Danuta Kozakiewicz, dyrektorka Szkoły Podstawowej nr 103 w Warszawie, znalazła swoje nazwisko na liście ekspertek pod rekomendacjami o ograniczaniu prac domowych. Szkopuł w tym, że jak podaje Interia.pl, kobieta nie brała udziału w tworzeniu dokumentu i była tym zaskoczona. W rozmowie z serwisem dyrektorka podkreśla też, że nie zgadza się z kilkoma kluczowymi zapisami.
- Sytuacja jest bardzo dziwna. Przeżyłam szok, kiedy otworzyłam stronę IBE i zobaczyłam, że moje nazwisko jest pierwsze na liście ekspertów pod rekomendacjami dotyczącymi prac domowych, podczas kiedy ja w ogóle nie przygotowywałam tego dokumentu - mówiła dla Interii dyrektorka warszawskiej SP nr 103.

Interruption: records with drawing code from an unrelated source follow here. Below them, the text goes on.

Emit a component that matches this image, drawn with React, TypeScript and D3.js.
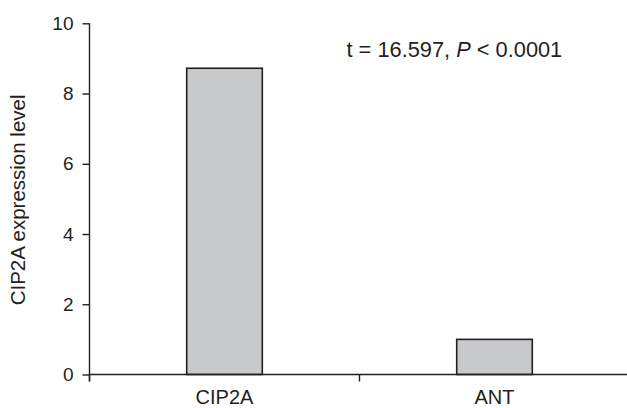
import React, { useRef, useEffect } from 'react';
import * as d3 from 'd3';

const categories = ['CIP2A', 'ANT'];
const values = [8.72, 1.0];
const yTicks = [0, 2, 4, 6, 8, 10];
const yLabel = 'CIP2A expression level';
const statText = { t: 't = 16.597, ', p: 'P', rest: ' < 0.0001' };

const W = 627;
const H = 408;
const INK = '#231f20';

const App = () => {
  const ref = useRef<SVGSVGElement>(null);

  useEffect(() => {
    if (!ref.current) return;
    const svg = d3.select(ref.current);
    svg.selectAll('*').remove();

    const margin = { top: 23.3, left: 89.5, bottom: 374.5 };

    const y = d3.scaleLinear().domain([0, 10]).range([margin.bottom, margin.top]);
    const x = d3
      .scaleBand()
      .domain(categories)
      .range([margin.left, margin.left + 540])
      .paddingInner(0.72)
      .paddingOuter(0.36);

    const font = '"Liberation Sans", Arial, sans-serif';

    // bars
    svg
      .append('g')
      .selectAll('rect')
      .data(values)
      .enter()
      .append('rect')
      .attr('x', (d, i) => x(categories[i]) as number)
      .attr('y', (d) => y(d))
      .attr('width', x.bandwidth())
      .attr('height', (d) => y(0) - y(d))
      .attr('fill', '#c8c9cb')
      .attr('stroke', INK)
      .attr('stroke-width', 1.6);

    // y axis
    const yAxis = d3
      .axisLeft(y)
      .tickValues(yTicks)
      .tickSize(7)
      .tickPadding(9)
      .tickFormat(d3.format('d'));
    const yg = svg
      .append('g')
      .attr('transform', `translate(${margin.left},0)`)
      .call(yAxis);
    yg.select('.domain').remove();
    yg.append('line')
      .attr('x1', 0)
      .attr('x2', 0)
      .attr('y1', margin.top)
      .attr('y2', margin.bottom + 7)
      .attr('stroke', INK)
      .attr('stroke-width', 1.4);
    yg.selectAll('.tick line').attr('stroke', INK).attr('stroke-width', 1.4);
    yg.selectAll('.tick text')
      .attr('fill', INK)
      .style('font-family', font)
      .style('font-size', '19px');

    // x axis: line plus ticks at band boundaries
    const bounds = [margin.left, margin.left + x.step(), margin.left + 2 * x.step()];
    const xg = svg.append('g');
    xg.append('line')
      .attr('x1', margin.left)
      .attr('x2', W)
      .attr('y1', margin.bottom)
      .attr('y2', margin.bottom)
      .attr('stroke', INK)
      .attr('stroke-width', 1.6);
    xg.selectAll('line.tk')
      .data(bounds)
      .enter()
      .append('line')
      .attr('class', 'tk')
      .attr('x1', (d) => d)
      .attr('x2', (d) => d)
      .attr('y1', margin.bottom)
      .attr('y2', margin.bottom + 7)
      .attr('stroke', INK)
      .attr('stroke-width', 1.4);
    xg.selectAll('text')
      .data(categories)
      .enter()
      .append('text')
      .attr('x', (d) => (x(d) as number) + x.bandwidth() / 2)
      .attr('y', 404)
      .attr('text-anchor', 'middle')
      .attr('fill', INK)
      .style('font-family', font)
      .style('font-size', '20px')
      .text((d) => d);

    // y label
    svg
      .append('text')
      .attr('transform', `translate(25,${(margin.top + margin.bottom) / 2 + 1}) rotate(-90)`)
      .attr('text-anchor', 'middle')
      .attr('fill', INK)
      .style('font-family', font)
      .style('font-size', '20.5px')
      .text(yLabel);

    // stat annotation
    const st = svg
      .append('text')
      .attr('x', 346.5)
      .attr('y', 56.5)
      .attr('fill', INK)
      .style('font-family', font)
      .style('font-size', '21.8px');
    st.append('tspan').text(statText.t);
    st.append('tspan').style('font-style', 'italic').text(statText.p);
    st.append('tspan').text(statText.rest);
  }, []);

  return (
    <svg
      ref={ref}
      width={W}
      height={H}
      style={{ position: 'absolute', left: 0, top: 0, background: '#fff' }}
    />
  );
};

export default App;
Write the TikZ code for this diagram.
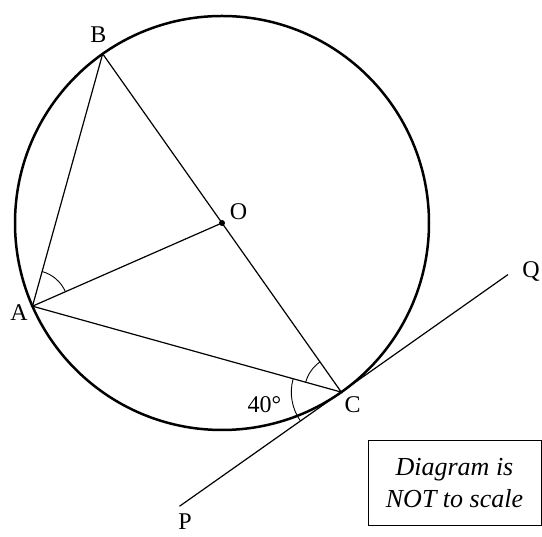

W kwestii rekomendacji Kozakiewicz krytykuje zwłaszcza koncepcję nieobowiązkowych zadań w podstawówce. Uważa, że młodsze dzieci mają jeszcze niską świadomość samokształcenia, więc zadania powinny być obowiązkowe. Akceptuje natomiast brak negatywnej oceny za źle wykonaną pracę i potrzebę doceniania poprawnie wykonanych zadań.
Odkrycie na środku oceanu. Nagranie
Będzie ponowna analiza
Po interwencji dyrektor IBE Maciej Jakubowski przeprosił telefonicznie, a dokument usunięto ze strony. Zamiast tego pojawiło się oświadczenie o ponownej analizie rekomendacji odnośnie możliwych zmian w sposobie zadawania czy oceniania prac domowych.

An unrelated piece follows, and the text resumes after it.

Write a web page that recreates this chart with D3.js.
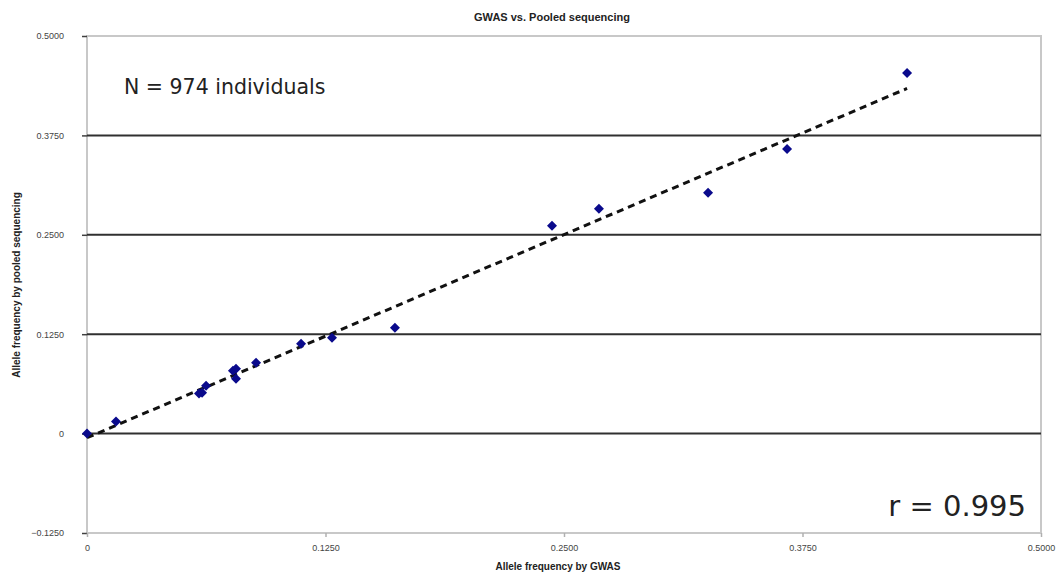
<!DOCTYPE html>
<html><head><meta charset="utf-8">
<script src="https://cdn.jsdelivr.net/npm/d3@7"></script>
<style>body{margin:0;background:#fff;}svg{display:block;font-family:"Liberation Sans",Arial,sans-serif;}</style>
</head><body><svg id="c" width="1057" height="573"></svg>
<script>
const gwas   = [0, 0.0152, 0.0587, 0.0603, 0.0624, 0.0765, 0.0781, 0.0781, 0.0886, 0.1122, 0.1284, 0.1614, 0.2437, 0.2683, 0.3255, 0.3669, 0.4298];
const pooled = [0, 0.0151, 0.0503, 0.0515, 0.0603, 0.0791, 0.0817, 0.0691, 0.0892, 0.1131, 0.1206, 0.1332, 0.2613, 0.2827, 0.3028, 0.3580, 0.4535];
const xTicks = [0, 0.125, 0.25, 0.375, 0.5];
const yTicks = [-0.125, 0, 0.125, 0.25, 0.375, 0.5];
const titleText = "GWAS vs. Pooled sequencing";
const xTitle = "Allele frequency by GWAS";
const yTitle = "Allele frequency by pooled sequencing";
const noteN = "N = 974 individuals";
const noteR = "r = 0.995";

const svg = d3.select("#c");
const L = 87, R = 1041, T = 36, B = 533;
const x = d3.scaleLinear().domain([0, 0.5]).range([L, R]);
const y = d3.scaleLinear().domain([-0.125, 0.5]).range([B, T]);
const fmt = v => v === 0 ? "0" : d3.format(".4f")(v);

// plot border
svg.append("rect").attr("x", L).attr("y", T).attr("width", R - L).attr("height", B - T)
  .attr("fill", "none").attr("stroke", "#c8c8c8").attr("stroke-width", 2);

// gridlines
svg.append("g").selectAll("line").data(yTicks.filter(v => v > -0.125 && v < 0.5)).join("line")
  .attr("x1", L).attr("x2", R).attr("y1", d => y(d)).attr("y2", d => y(d))
  .attr("stroke", "#303030").attr("stroke-width", 2);

// y axis
const ya = svg.append("g").attr("transform", `translate(${L},0)`)
  .call(d3.axisLeft(y).tickValues(yTicks).tickFormat(fmt).tickSize(5).tickPadding(18));
ya.select(".domain").remove();
ya.selectAll("line").attr("stroke", "#404040").attr("stroke-width", 1.5);
ya.selectAll("text").attr("font-size", 9).attr("fill", "#444");

// x axis
const xa = svg.append("g").attr("transform", `translate(0,${B})`)
  .call(d3.axisBottom(x).tickValues(xTicks).tickFormat(fmt).tickSize(4).tickPadding(8));
xa.select(".domain").remove();
xa.selectAll("line").attr("stroke", "#b0b0b0").attr("stroke-width", 1.5);
xa.selectAll("text").attr("font-size", 9).attr("fill", "#444");

// trendline (least squares)
const n = gwas.length;
const mx = d3.mean(gwas), my = d3.mean(pooled);
let sxy = 0, sxx = 0;
for (let i = 0; i < n; i++) { sxy += (gwas[i]-mx)*(pooled[i]-my); sxx += (gwas[i]-mx)**2; }
const slope = sxy / sxx, icpt = my - slope * mx;
const x0 = d3.min(gwas), x1 = d3.max(gwas);
svg.append("line").attr("x1", x(x0)).attr("y1", y(icpt + slope*x0))
  .attr("x2", x(x1)).attr("y2", y(icpt + slope*x1))
  .attr("stroke", "#111").attr("stroke-width", 3).attr("stroke-dasharray", "7,5");

// points
svg.append("g").selectAll("path").data(gwas.map((g, i) => [g, pooled[i]])).join("path")
  .attr("d", d3.symbol().type(d3.symbolSquare).size(50))
  .attr("transform", d => `translate(${x(d[0])},${y(d[1])}) rotate(45)`)
  .attr("fill", "#0a0a8c");

// titles
svg.append("text").attr("x", 552).attr("y", 21).attr("text-anchor", "middle")
  .attr("font-size", 11).attr("font-weight", "bold").attr("fill", "#222").text(titleText);
svg.append("text").attr("x", 558).attr("y", 570).attr("text-anchor", "middle")
  .attr("font-size", 10).attr("font-weight", "bold").attr("fill", "#222").text(xTitle);
svg.append("text").attr("transform", "translate(20,285) rotate(-90)").attr("text-anchor", "middle")
  .attr("font-size", 10).attr("font-weight", "bold").attr("fill", "#222").text(yTitle);

// notes
svg.append("text").attr("x", 124).attr("y", 94).attr("font-family", "'DejaVu Sans',sans-serif")
  .attr("font-size", 20.5).attr("fill", "#222").text(noteN);
svg.append("text").attr("x", 1026).attr("y", 516).attr("text-anchor", "end")
  .attr("font-family", "'DejaVu Sans',sans-serif")
  .attr("font-size", 29).attr("fill", "#222").text(noteR);
</script></body></html>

"Decyzja ta jest efektem uzyskania informacji o niezgodnym ze standardami Instytutu sposobie procedowania ww. projektu. IBE PIB przeprasza wszystkich ekspertów za zaistniałą sytuację. Procedura uzgodnienia treści i uzyskania akceptacji projektu przez zaangażowanych w ten proces ekspertów zostanie powtórzona, a bezpośredni nadzór nad tym procesem obejmie dyrektor IBE PIB. Następnie zweryfikowane propozycje zostaną ponownie przesłane do Ministerstwa Edukacji Narodowej" - czytamy w komunikacie.
- Użycie mojego nazwiska chcę potraktować jako zwykły błąd ludzki i na tym chcę zakończyć tę sprawę. Nie zmieniłam zdania na temat prac domowych, nie jestem chorągiewką na wietrze, a to, że wycofano rekomendacje bardzo mnie cieszy - komentuje dla Interii Kozakiewicz.

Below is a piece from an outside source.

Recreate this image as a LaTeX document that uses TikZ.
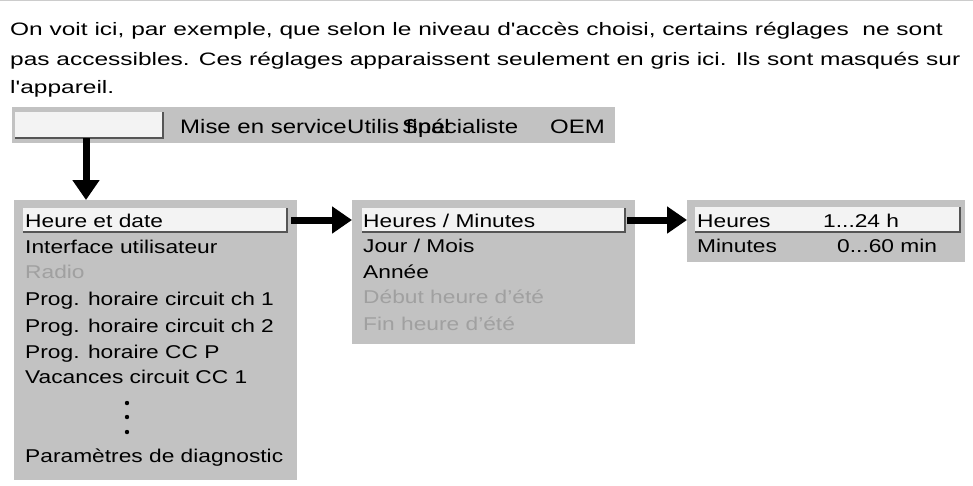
\documentclass[tikz,border=0pt]{standalone}
\usepackage{fontspec}
\setmainfont[FakeStretch=1.23]{Liberation Sans}
\newfontfamily\parafont[FakeStretch=1.36]{Liberation Sans}
\usetikzlibrary{arrows.meta,positioning}
\definecolor{panelgray}{HTML}{C2C2C2}
\definecolor{hidegray}{HTML}{A0A0A0}
\definecolor{selwhite}{HTML}{F3F3F3}
\definecolor{edgegray}{HTML}{555555}
\tikzset{
  panel/.style={fill=panelgray,anchor=north west,inner sep=0pt,outer sep=0pt},
  selbar/.style={fill=selwhite,anchor=north west,inner sep=0pt,outer sep=0pt},
  bevel/.style={draw=edgegray,line width=1.2pt},
  item/.style={anchor=base west,inner sep=0pt,font=\fontsize{18.5}{20}\selectfont},
  level/.style={item,font=\fontsize{19.5}{21}\selectfont},
  hidden/.style={item,text=hidegray},
  para/.style={anchor=base west,inner sep=0pt,font=\parafont\fontsize{18}{20}\selectfont},
  bigarrow/.style={line width=7pt,-{Triangle[length=20pt,width=26pt]}}
}
\begin{document}
\begin{tikzpicture}[x=1pt,y=-1pt]
\useasboundingbox (0,0) rectangle (973,485);
\draw[gray!40,line width=0.6pt] (0,0.5) -- (973,0.5);
%the text above
    \node[para] (p1) at (10,35) {On voit ici, par exemple, que selon le niveau d'accès choisi, certains réglages \ ne sont};
    \node[para] (p2) at (10,65) {pas accessibles. Ces réglages apparaissent seulement en gris ici. Ils sont masqués sur};
    \node[para] (p3) at (10,93) {l'appareil.};
%the access levels
    \node[panel,minimum width=603pt,minimum height=36pt] (levels) at (12,107) {};
    \node[selbar,minimum width=148pt,minimum height=26pt] (selT) at (15,112) {};
    \draw[bevel] (selT.south west) -- (selT.south east) -- (selT.north east);
    \node[level] (lv1) at (180,133) {Mise en service};
    \node[level] (lv2) at (347,133) {Utilis final};
    \node[level] (lv3) at (402,133) {Spécialiste};
    \node[level] (lv4) at (550,133) {OEM};
%the main menu
    \node[panel,minimum width=283pt,minimum height=280pt] (menuA) at (14,200) {};
    \node[selbar,minimum width=264pt,minimum height=24pt] (selA) at (23,208) {};
    \draw[bevel] (selA.south west) -- (selA.south east) -- (selA.north east);
    \node[item] (a1) at (25,227) {Heure et date};
    \node[item] (a2) at (25,253) {Interface utilisateur};
    \node[hidden] (a3) at (25,278) {Radio};
    \node[item] (a4) at (25,305) {Prog. horaire circuit ch 1};
    \node[item] (a5) at (25,332) {Prog. horaire circuit ch 2};
    \node[item] (a6) at (25,358) {Prog. horaire CC P};
    \node[item] (a7) at (25,383) {Vacances circuit CC 1};
    \node[item] (a8) at (25,462) {Paramètres de diagnostic};
    \foreach \y in {403,417,432}
       \fill (127,\y) circle (2.2pt);
%the date menu
    \node[panel,minimum width=283pt,minimum height=144pt] (menuB) at (352,200) {};
    \node[selbar,minimum width=263pt,minimum height=24pt] (selB) at (362,208) {};
    \draw[bevel] (selB.south west) -- (selB.south east) -- (selB.north east);
    \node[item] (b1) at (363,227) {Heures / Minutes};
    \node[item] (b2) at (363,252) {Jour / Mois};
    \node[item] (b3) at (363,278) {Année};
    \node[hidden] (b4) at (363,303) {Début heure d'été};
    \node[hidden] (b5) at (363,330) {Fin heure d'été};
%the time menu
    \node[panel,minimum width=278pt,minimum height=62pt] (menuC) at (687,200) {};
    \node[selbar,minimum width=265pt,minimum height=25pt] (selC) at (695,207) {};
    \draw[bevel] (selC.south west) -- (selC.south east) -- (selC.north east);
    \node[item] (c1) at (697,227) {Heures};
    \node[item] (c2) at (823,227) {1...24 h};
    \node[item] (c3) at (697,252) {Minutes};
    \node[item] (c4) at (837,252) {0...60 min};
%the arrows
    \begin{scope}[every path/.style={bigarrow}]
       \draw ([xshift=-3pt]selT.south) -- ([xshift=-3pt]selT.south |- menuA.north);
       \draw[shorten <=4pt] (selA.east) -- (selA.east -| menuB.west);
       \draw[shorten <=2pt] (selB.east) -- (selB.east -| menuC.west);
    \end{scope}
\end{tikzpicture}
\end{document}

Polacy chcą powrotu obowiązkowych prac domowych
Z najnowszych badań CBOS wynika, że ponad trzy czwarte Polaków, czyli 76 proc., opowiada się za ponownym wprowadzeniem obowiązkowych prac domowych do szkół podstawowych. Przeciwne tym planom jest 16 proc. badanych. Wyjątkowo wysokie poparcie dla przywrócenia obowiązkowych prac jest wśród rodziców - to aż 81 proc.